**DIRECTIONS FOR THIS TASK**
Copy the data that follows exactly. Include no pictures.

──────── PROVIDED DATA ────────

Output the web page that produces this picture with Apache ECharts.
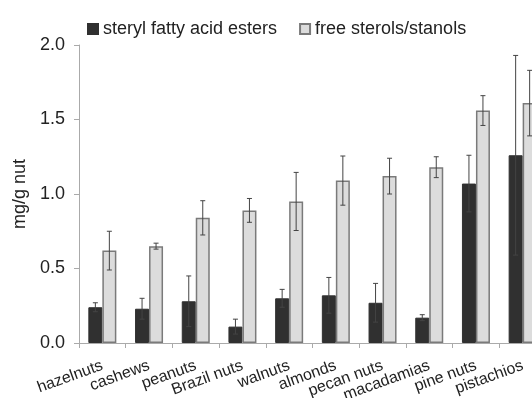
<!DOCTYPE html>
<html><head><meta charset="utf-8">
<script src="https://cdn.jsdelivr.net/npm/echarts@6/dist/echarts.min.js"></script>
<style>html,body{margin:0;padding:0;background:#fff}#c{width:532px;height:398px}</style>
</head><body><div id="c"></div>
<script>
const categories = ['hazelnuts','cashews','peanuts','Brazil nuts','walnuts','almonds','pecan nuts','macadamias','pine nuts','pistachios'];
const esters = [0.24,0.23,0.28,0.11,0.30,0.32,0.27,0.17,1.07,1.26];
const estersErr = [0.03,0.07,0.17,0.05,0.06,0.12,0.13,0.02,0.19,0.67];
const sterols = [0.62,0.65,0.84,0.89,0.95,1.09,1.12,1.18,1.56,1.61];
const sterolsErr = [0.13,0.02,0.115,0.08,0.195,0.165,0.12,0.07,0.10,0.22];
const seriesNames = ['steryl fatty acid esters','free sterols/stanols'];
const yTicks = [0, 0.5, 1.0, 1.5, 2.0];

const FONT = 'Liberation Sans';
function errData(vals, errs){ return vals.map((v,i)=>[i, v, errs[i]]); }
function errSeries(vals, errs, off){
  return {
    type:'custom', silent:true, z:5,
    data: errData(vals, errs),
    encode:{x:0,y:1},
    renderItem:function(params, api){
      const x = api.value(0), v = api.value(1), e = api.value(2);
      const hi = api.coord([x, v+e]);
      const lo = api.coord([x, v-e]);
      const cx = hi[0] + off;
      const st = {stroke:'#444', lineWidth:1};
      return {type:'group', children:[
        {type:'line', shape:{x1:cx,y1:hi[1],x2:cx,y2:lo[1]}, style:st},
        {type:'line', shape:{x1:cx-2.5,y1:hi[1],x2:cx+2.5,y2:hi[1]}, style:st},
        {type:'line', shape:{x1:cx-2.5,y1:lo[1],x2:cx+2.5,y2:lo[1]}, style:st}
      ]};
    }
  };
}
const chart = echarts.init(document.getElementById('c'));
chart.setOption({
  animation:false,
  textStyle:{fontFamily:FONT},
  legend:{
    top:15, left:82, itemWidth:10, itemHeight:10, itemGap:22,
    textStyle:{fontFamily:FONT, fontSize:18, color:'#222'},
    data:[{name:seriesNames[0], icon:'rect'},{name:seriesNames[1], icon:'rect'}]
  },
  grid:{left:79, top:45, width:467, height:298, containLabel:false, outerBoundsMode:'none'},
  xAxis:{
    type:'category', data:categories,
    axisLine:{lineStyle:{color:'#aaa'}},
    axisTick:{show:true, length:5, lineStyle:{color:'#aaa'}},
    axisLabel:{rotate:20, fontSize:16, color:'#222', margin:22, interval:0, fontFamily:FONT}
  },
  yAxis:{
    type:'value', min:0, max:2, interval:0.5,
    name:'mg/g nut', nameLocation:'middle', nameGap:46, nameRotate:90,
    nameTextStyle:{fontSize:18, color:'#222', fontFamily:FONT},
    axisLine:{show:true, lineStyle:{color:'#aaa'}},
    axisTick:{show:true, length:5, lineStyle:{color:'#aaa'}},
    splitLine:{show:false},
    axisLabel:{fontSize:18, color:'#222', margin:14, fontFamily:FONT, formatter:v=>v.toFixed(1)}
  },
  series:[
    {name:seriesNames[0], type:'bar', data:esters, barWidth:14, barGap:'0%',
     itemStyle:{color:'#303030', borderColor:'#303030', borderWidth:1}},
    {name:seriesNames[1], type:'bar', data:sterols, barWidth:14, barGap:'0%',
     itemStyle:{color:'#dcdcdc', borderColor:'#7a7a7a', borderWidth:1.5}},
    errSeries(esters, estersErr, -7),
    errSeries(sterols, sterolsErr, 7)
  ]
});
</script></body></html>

────────

**ANSWER TO THE PROBLEM**
Output the web page that produces this picture with Apache ECharts.
<!DOCTYPE html>
<html><head><meta charset="utf-8">
<script src="https://cdn.jsdelivr.net/npm/echarts@6/dist/echarts.min.js"></script>
<style>html,body{margin:0;padding:0;background:#fff}#c{width:532px;height:398px}</style>
</head><body><div id="c"></div>
<script>
const categories = ['hazelnuts','cashews','peanuts','Brazil nuts','walnuts','almonds','pecan nuts','macadamias','pine nuts','pistachios'];
const esters = [0.24,0.23,0.28,0.11,0.30,0.32,0.27,0.17,1.07,1.26];
const estersErr = [0.03,0.07,0.17,0.05,0.06,0.12,0.13,0.02,0.19,0.67];
const sterols = [0.62,0.65,0.84,0.89,0.95,1.09,1.12,1.18,1.56,1.61];
const sterolsErr = [0.13,0.02,0.115,0.08,0.195,0.165,0.12,0.07,0.10,0.22];
const seriesNames = ['steryl fatty acid esters','free sterols/stanols'];
const yTicks = [0, 0.5, 1.0, 1.5, 2.0];

const FONT = 'Liberation Sans';
function errData(vals, errs){ return vals.map((v,i)=>[i, v, errs[i]]); }
function errSeries(vals, errs, off){
  return {
    type:'custom', silent:true, z:5,
    data: errData(vals, errs),
    encode:{x:0,y:1},
    renderItem:function(params, api){
      const x = api.value(0), v = api.value(1), e = api.value(2);
      const hi = api.coord([x, v+e]);
      const lo = api.coord([x, v-e]);
      const cx = hi[0] + off;
      const st = {stroke:'#444', lineWidth:1};
      return {type:'group', children:[
        {type:'line', shape:{x1:cx,y1:hi[1],x2:cx,y2:lo[1]}, style:st},
        {type:'line', shape:{x1:cx-2.5,y1:hi[1],x2:cx+2.5,y2:hi[1]}, style:st},
        {type:'line', shape:{x1:cx-2.5,y1:lo[1],x2:cx+2.5,y2:lo[1]}, style:st}
      ]};
    }
  };
}
const chart = echarts.init(document.getElementById('c'));
chart.setOption({
  animation:false,
  textStyle:{fontFamily:FONT},
  legend:{
    top:15, left:82, itemWidth:10, itemHeight:10, itemGap:22,
    textStyle:{fontFamily:FONT, fontSize:18, color:'#222'},
    data:[{name:seriesNames[0], icon:'rect'},{name:seriesNames[1], icon:'rect'}]
  },
  grid:{left:79, top:45, width:467, height:298, containLabel:false, outerBoundsMode:'none'},
  xAxis:{
    type:'category', data:categories,
    axisLine:{lineStyle:{color:'#aaa'}},
    axisTick:{show:true, length:5, lineStyle:{color:'#aaa'}},
    axisLabel:{rotate:20, fontSize:16, color:'#222', margin:22, interval:0, fontFamily:FONT}
  },
  yAxis:{
    type:'value', min:0, max:2, interval:0.5,
    name:'mg/g nut', nameLocation:'middle', nameGap:46, nameRotate:90,
    nameTextStyle:{fontSize:18, color:'#222', fontFamily:FONT},
    axisLine:{show:true, lineStyle:{color:'#aaa'}},
    axisTick:{show:true, length:5, lineStyle:{color:'#aaa'}},
    splitLine:{show:false},
    axisLabel:{fontSize:18, color:'#222', margin:14, fontFamily:FONT, formatter:v=>v.toFixed(1)}
  },
  series:[
    {name:seriesNames[0], type:'bar', data:esters, barWidth:14, barGap:'0%',
     itemStyle:{color:'#303030', borderColor:'#303030', borderWidth:1}},
    {name:seriesNames[1], type:'bar', data:sterols, barWidth:14, barGap:'0%',
     itemStyle:{color:'#dcdcdc', borderColor:'#7a7a7a', borderWidth:1.5}},
    errSeries(esters, estersErr, -7),
    errSeries(sterols, sterolsErr, 7)
  ]
});
</script></body></html>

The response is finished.